While executives at Apple spent Tuesday afternoon blowing away analysts with reports of yet another record-breaking performance, Yahoo CEO Carol Bartz and CFO Tim Morse used their quarterly conference call to explain why they were reporting a mixed bag of “good,” “encouraging,” and “unsatisfactory” results.

While the company said net earnings per diluted share were up 18 percent to $0.18, compared to $0.15 in the second quarter of 2010, they said revenue fell 5 percent from the second quarter of 2010 to $1.08 billion. In after-hours trading, the stock dropped about 2 percent to $14.29.

On the call, Bartz said the company made progress in search and engagement on its media properties, but took some hits in U.S. display ad revenue.

“Obviously, I’m not happy about our U.S. display ad performance,” she said.

The executives said the issue was not about changes in the competitive landscape, the economy, or engagement, but about comprehensive changes to the company’s sales leadership, organizational structure, and overall sales force.

“Our U.S. sales force is under transition and we simply didn’t have appropriate coverage to close Q2 [as we planned],” said Morse.

Instead of getting salespeople face to face with top-tier clients to close the biggest deals, Bartz said some premium ad units were sold through its ad exchange, as non-premium inventory at lower prices.

But while the company underestimated the effects of the sales reorg, she said Yahoo’s sales team is staffed back to where they were six months ago. When asked when the company expects to restore sales productivity, Bartz said “six months” is the minimum of being able to carry a full book of business.

On a more positive note, Bartz said that where Yahoo has strong relationships with advertisers, they’re hearing good things about the new way they’re pitching and delivering ad packages.

“[We’ve] substantially changed the way we sell,” Bartz said. Instead of just talking up Yahoo’s reach and scale, she said they’re pitching more creative, customized, multi-platform ad solutions.

“It’s much more of a commercial experience now,” she said.

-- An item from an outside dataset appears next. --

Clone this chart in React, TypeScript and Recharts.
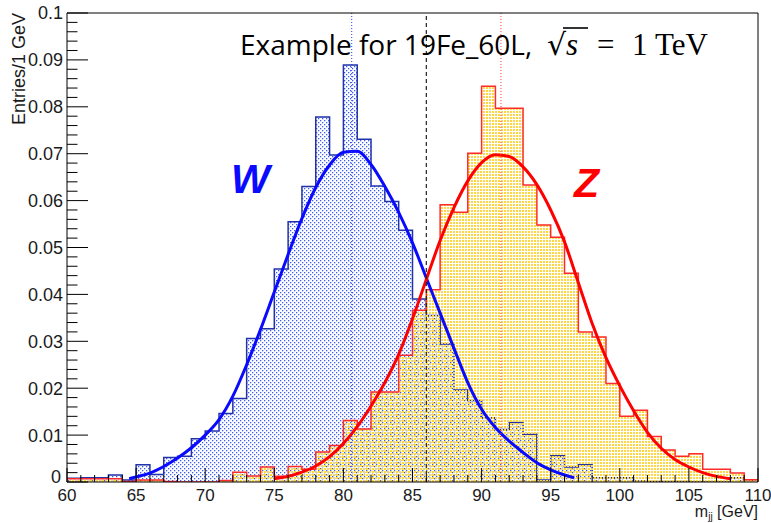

For Bartz the past few months have been rocky, amid whispers that Yahoo’s board is looking for a replacement and outright calls from investors asking for her resignation. On the call with analysts Tuesday, she struck an all-business, roll-up-your-sleeves type tone.

When pressed to explain why the company had not yet reached a written agreement with the China-based Alibaba over the company’s online payments arm Alipay, she said they’re working daily to negotiate the contract.

Despite the display setbacks, Bartz said the company is still talking about 7 to 10 percent growth next year.

Asked about rumors that Yahoo might buy Hulu, Bartz said she couldn’t comment but tacked on a “thanks for asking!”